While a UK withdrawal from the European Union (EU) without an agreed deal threatens to trigger a spike in bad loans that impacts on the profits of Britain’s major banks, they could weather the storm says Moody’s
The credit ratings agency reports that lenders’ efforts to boost their capital buffers since the 2008-09 financial crisis has left them well positioned to weather any disruption caused by a no-deal Brexit.
“UK banks have comfortable capital positions and robust liquidity buffers following years of intense regulatory pressure to increase both risk-weighted and leverage ratios and to strengthen their liquidity positions,” said Laurie Mayers, Moody’s associate managing director and author of the report.
“Under a no-deal scenario, we expect the sector to remain profitable, albeit weakly so,” she added.
Lenders are growing increasingly concerned at the prospect of the UK leaving the EU without a divorce deal agreed as the scheduled departure, currently set for 29 March, approaches.
HSBC, RBS and Barclays collectively made provisions of around £500 million in full-year results this month in preparation for any downturn precipitated by Brexit.
Bank bosses have also privately lobbied the UK government for assistance in dealing with a potential spike in business casualties, if delays in cross-border shipments and payments push businesses under.
Moody's predicts a no-deal Brexit would lead to a sharp economic slowdown, a moderate increase in unemployment and weakness in house prices that would increase credit losses and pressure bank revenues and profits.
However the agency said overall credit conditions would remain resilient.

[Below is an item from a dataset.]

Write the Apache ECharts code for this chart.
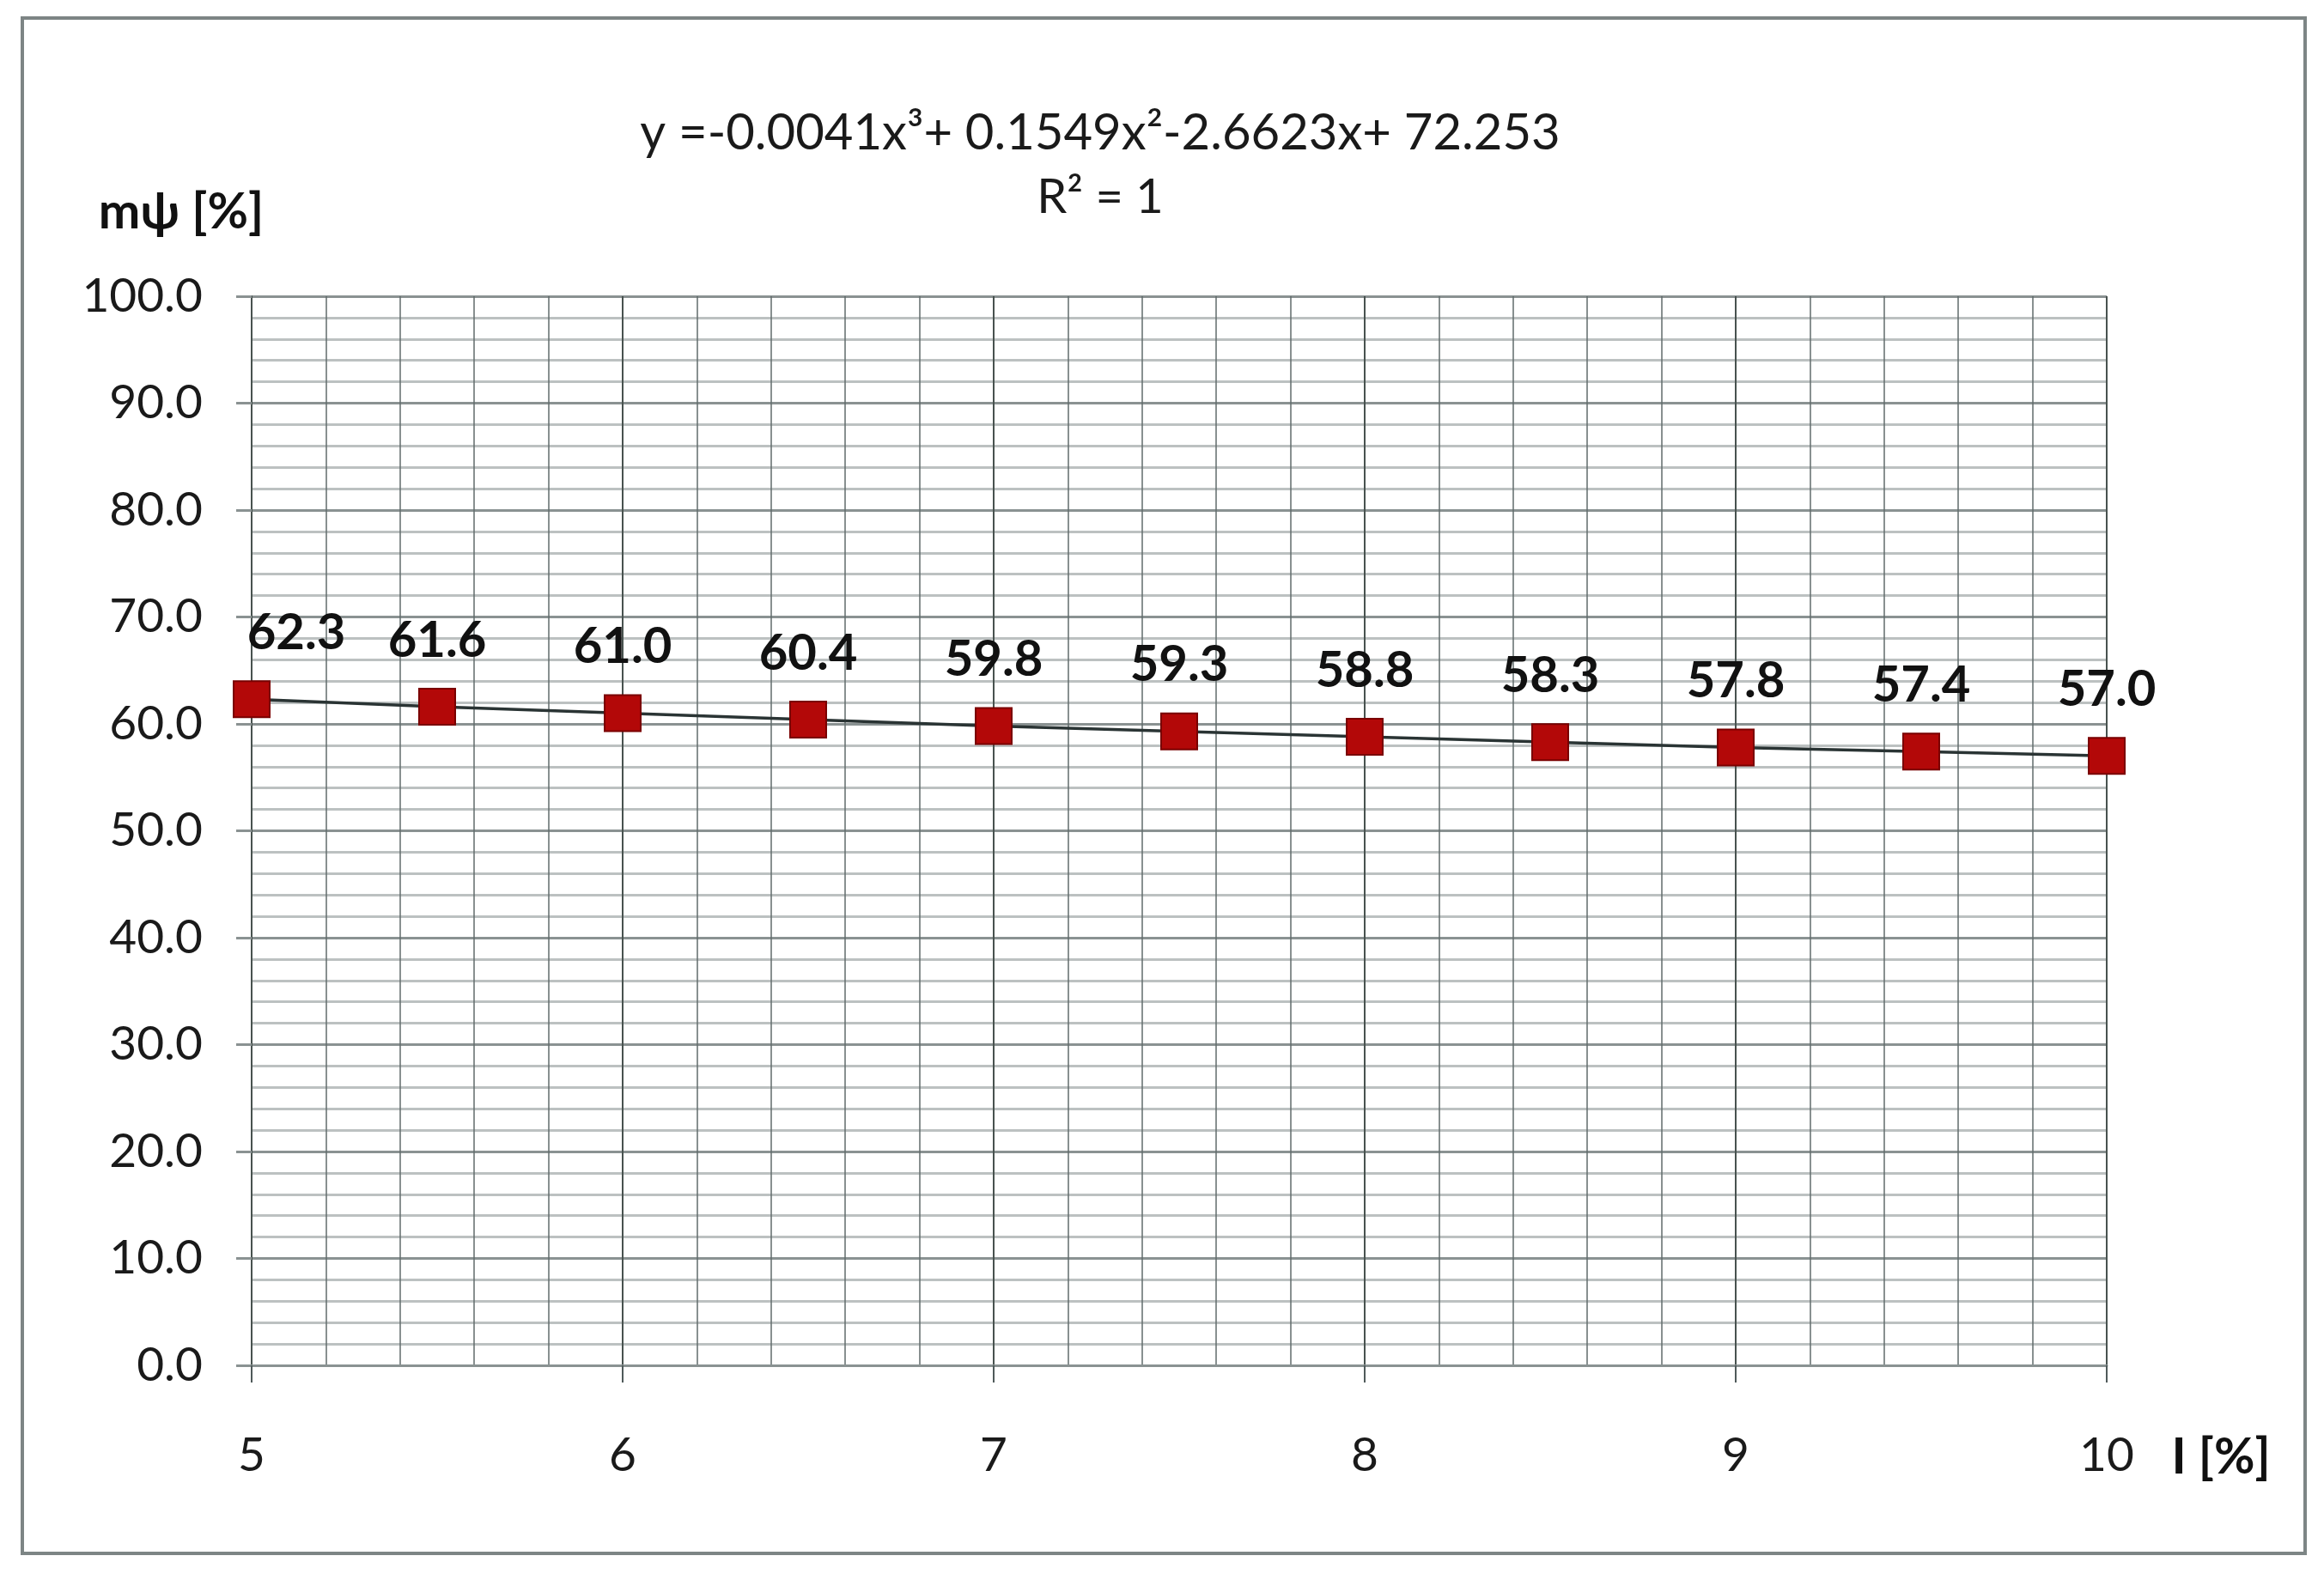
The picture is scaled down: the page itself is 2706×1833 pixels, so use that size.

Moody's verdict echoes that of the Bank of England, which last November gave UK banks a clean bill of health when it tested the potential impact of a chaotic Brexit on their finances in its latest round of stress tests.
While banks are widely seen as resilient going into Brexit, experts have warned a chaotic departure still poses risks.
Andrew Bailey, chief executive of regulator the Financial Conduct Authority (FCA), warned this week that financial markets are still at risk of disruption if there is a no-deal outcome.
Major banks are still not ready for a no-deal Brexit as they contend with delays in licences for new EU businesses, staffing problems and snags redrafting contracts.